Exercise: Tally the lines that hold the word "this" and reply with that figure only.

Data section:
::::

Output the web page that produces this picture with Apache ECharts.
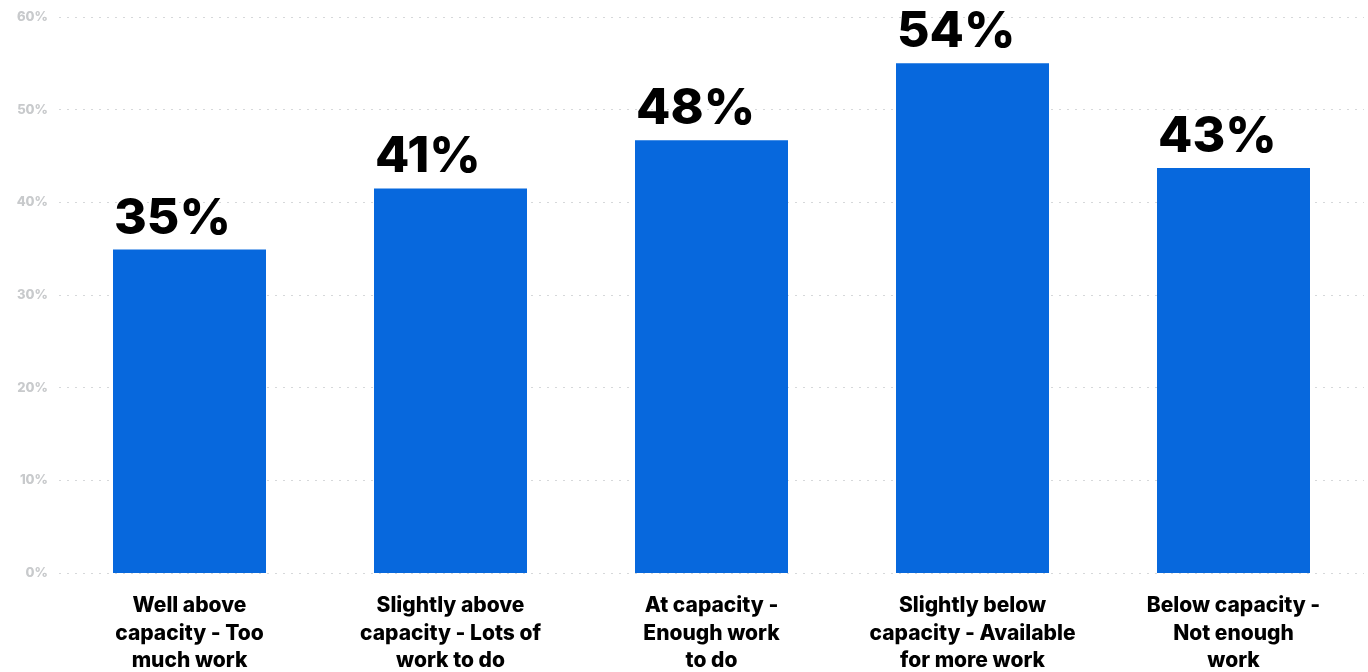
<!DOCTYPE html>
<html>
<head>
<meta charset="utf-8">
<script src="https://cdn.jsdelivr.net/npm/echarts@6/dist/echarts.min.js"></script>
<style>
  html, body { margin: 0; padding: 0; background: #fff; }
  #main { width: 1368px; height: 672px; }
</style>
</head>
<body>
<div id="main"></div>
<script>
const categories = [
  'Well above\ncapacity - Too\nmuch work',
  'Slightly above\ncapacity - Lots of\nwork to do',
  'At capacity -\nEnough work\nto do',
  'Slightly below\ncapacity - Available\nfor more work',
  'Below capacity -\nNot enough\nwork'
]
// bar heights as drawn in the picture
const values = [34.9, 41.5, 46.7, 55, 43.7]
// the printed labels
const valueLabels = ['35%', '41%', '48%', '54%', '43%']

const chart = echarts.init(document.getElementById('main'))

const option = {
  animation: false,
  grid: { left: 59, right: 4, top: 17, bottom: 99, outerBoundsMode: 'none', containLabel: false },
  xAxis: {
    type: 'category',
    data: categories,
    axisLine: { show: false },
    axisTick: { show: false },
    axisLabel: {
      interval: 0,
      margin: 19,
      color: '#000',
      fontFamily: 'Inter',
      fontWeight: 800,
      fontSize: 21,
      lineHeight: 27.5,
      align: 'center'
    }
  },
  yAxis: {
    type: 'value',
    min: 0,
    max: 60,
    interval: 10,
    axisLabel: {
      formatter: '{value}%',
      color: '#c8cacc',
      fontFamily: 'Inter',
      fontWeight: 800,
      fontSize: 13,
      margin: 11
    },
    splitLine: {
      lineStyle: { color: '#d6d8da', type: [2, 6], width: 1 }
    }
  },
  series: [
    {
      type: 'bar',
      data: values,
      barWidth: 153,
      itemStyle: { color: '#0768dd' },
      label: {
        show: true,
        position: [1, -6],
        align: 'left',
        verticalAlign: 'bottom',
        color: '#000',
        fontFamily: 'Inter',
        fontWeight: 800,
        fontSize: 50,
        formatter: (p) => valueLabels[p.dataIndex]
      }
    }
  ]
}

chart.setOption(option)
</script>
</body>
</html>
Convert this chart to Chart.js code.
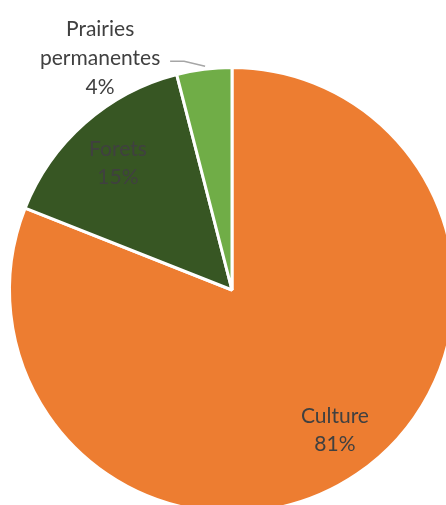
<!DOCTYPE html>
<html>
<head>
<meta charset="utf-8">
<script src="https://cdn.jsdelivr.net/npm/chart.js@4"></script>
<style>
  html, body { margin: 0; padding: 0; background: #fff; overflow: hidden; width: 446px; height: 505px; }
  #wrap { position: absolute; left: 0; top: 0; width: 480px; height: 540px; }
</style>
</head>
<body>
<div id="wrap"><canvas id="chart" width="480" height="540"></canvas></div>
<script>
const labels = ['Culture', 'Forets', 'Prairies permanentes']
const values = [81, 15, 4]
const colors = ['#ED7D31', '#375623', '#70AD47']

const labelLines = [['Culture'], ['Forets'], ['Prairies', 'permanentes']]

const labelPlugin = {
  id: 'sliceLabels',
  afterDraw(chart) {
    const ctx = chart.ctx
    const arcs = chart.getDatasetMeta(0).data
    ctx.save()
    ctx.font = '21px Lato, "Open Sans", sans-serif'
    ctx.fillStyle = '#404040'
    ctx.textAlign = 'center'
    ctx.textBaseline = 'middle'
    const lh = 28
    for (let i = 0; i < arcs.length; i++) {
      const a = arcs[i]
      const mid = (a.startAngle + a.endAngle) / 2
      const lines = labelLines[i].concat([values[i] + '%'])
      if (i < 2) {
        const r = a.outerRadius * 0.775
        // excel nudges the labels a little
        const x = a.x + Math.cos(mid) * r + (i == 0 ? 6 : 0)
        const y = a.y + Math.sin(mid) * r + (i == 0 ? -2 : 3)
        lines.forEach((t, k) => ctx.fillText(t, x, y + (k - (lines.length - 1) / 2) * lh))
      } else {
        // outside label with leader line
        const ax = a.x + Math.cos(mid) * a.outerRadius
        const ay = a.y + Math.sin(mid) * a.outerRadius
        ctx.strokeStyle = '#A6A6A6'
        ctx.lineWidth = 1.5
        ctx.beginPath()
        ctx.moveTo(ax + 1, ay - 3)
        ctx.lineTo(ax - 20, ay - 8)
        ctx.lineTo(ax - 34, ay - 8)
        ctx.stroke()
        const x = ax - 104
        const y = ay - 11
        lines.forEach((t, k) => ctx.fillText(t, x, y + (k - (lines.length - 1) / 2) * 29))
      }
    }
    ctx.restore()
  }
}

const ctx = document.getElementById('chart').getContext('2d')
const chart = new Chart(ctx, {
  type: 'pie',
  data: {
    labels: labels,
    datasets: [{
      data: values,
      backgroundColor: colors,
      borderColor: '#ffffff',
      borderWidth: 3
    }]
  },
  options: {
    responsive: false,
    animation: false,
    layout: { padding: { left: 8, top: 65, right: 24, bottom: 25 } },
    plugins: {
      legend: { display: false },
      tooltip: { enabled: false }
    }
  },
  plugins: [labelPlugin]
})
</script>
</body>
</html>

::::

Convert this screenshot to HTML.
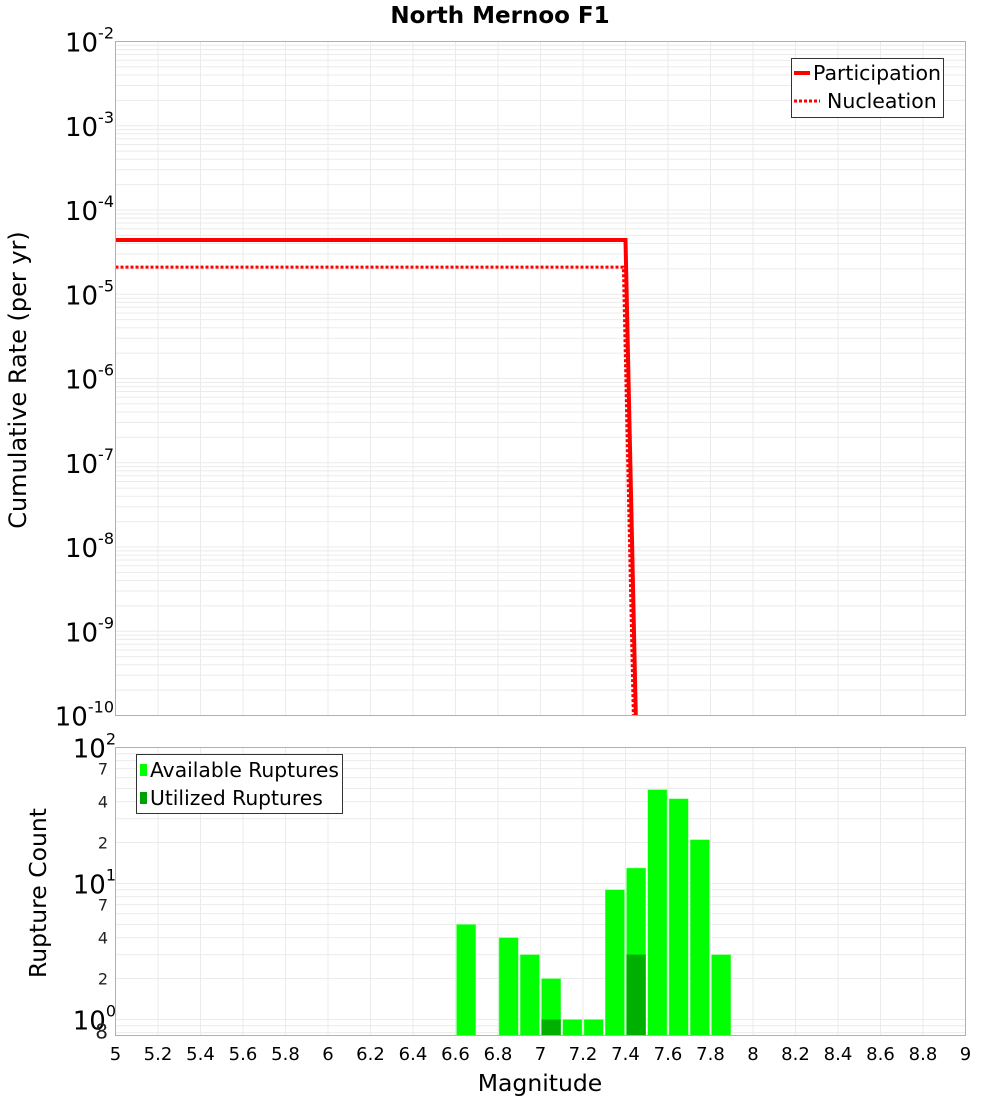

::::

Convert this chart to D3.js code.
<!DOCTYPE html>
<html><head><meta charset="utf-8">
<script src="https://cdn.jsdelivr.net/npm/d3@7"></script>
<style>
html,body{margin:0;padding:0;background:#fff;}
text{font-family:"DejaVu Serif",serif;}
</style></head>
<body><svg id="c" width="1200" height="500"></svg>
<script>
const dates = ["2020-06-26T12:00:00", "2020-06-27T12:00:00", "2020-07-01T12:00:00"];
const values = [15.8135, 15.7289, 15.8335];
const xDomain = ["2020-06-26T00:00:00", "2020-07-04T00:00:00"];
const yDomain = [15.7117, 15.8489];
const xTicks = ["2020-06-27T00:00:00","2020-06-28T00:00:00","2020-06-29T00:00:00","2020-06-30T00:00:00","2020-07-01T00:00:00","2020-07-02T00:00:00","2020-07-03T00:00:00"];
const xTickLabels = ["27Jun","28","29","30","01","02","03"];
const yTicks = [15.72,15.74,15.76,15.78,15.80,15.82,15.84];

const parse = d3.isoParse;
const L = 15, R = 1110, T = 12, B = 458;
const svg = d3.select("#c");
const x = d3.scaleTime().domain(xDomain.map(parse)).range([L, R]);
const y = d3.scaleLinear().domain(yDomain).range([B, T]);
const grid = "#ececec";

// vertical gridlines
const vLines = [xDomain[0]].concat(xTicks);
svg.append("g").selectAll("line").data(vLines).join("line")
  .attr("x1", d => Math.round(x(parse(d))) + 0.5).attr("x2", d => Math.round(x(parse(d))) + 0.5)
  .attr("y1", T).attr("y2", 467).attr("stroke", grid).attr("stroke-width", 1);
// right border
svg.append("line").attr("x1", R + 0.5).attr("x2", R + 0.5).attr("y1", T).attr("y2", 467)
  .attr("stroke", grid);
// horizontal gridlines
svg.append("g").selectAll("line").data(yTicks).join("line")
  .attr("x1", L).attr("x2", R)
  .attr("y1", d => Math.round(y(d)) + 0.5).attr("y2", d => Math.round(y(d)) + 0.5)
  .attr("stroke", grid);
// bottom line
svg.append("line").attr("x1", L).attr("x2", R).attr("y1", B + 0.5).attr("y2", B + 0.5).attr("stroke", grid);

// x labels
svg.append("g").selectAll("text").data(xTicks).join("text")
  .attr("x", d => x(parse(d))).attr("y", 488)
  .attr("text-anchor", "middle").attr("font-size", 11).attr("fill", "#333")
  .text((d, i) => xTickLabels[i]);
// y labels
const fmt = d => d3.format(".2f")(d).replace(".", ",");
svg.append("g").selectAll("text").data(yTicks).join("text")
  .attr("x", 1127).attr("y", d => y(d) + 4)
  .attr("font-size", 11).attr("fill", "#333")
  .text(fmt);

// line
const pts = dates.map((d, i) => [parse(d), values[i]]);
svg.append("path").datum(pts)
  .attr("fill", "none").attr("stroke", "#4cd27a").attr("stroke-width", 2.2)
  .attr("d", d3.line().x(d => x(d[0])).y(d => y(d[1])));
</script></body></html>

::::

In response: 4